Some segment of the American right wing has never reconciled itself to the idea that, having won an election decisively, Obama and his congressional allies are now entitled to govern. The endless conspiracy theories that have proliferated about the president have all varied on this theme -- that he’s somehow an impostor, and so even though he was duly elected and sworn in and governing according to the rules, he's somehow cheating, and has to be resisted.

When folks on the right insist that the president is, in the popular phrase of the moment, cramming reform down our throats, they’re riffing on this idea as well. Somehow, the ordinary mechanism of democratic accountability -- waiting for election day, and voting the bums out -- isn’t good enough anymore.

A political minority that isn’t willing to live with being on an election’s losing end is the classic recipe for political violence. Obviously, we’re generalizing here: it's not clear how widespread this attitude really is on the right, and we don’t know exactly how much of this kind of thuggishness there has even been so far, much less how whether there is more to come.

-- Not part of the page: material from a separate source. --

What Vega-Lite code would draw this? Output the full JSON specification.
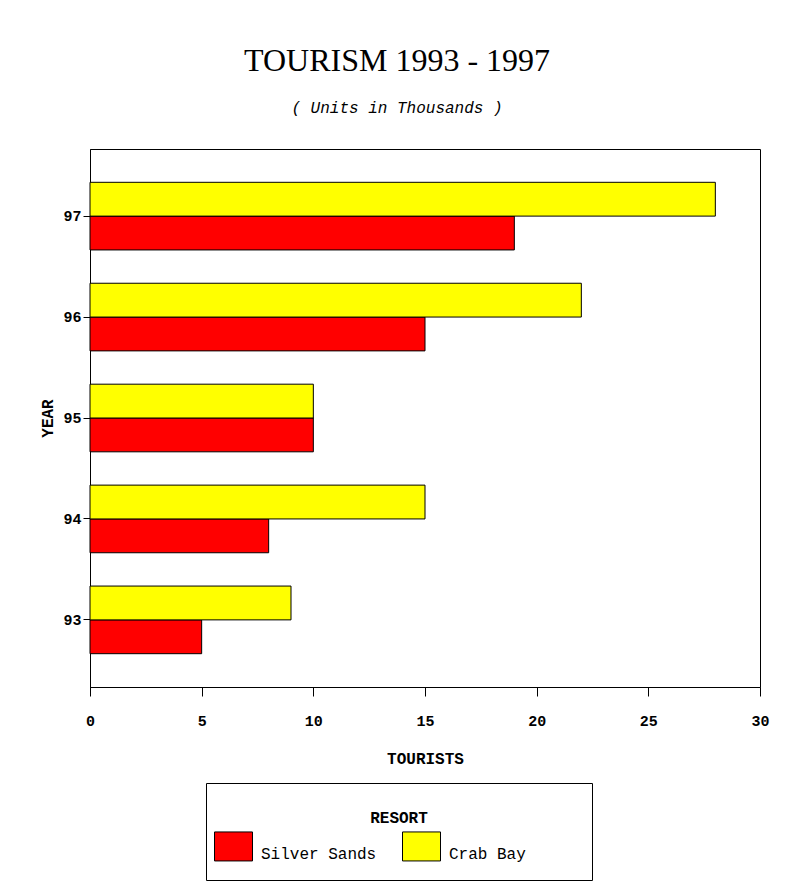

But what does seem apparent is that the proportion of opponents of the president and his agenda who think this isn’t some negligible fringe. It seems to constitute a major part of the popular opposition, and rhetoric about the illegitimacy of the president, his agenda, and the methods by which he’s pursuing it, are now entirely standard fare in the mainstream.

There are wack-jobs to be found in all areas of the political spectrum, and presumably Joe Scarborough did get some weird voicemails while in Congress. But the reason that he’s only hearing about Democrats receiving a wave of scary threats isn’t because they whine about them, and Republicans don’t. It’s because an extremist ideology -- essentially, a refusal to abide by uncongenial election results -- has purchase on a much greater part of the right than anything like it does on the left.


By Gabriel Winant

Gabriel Winant is a graduate student in American history at Yale.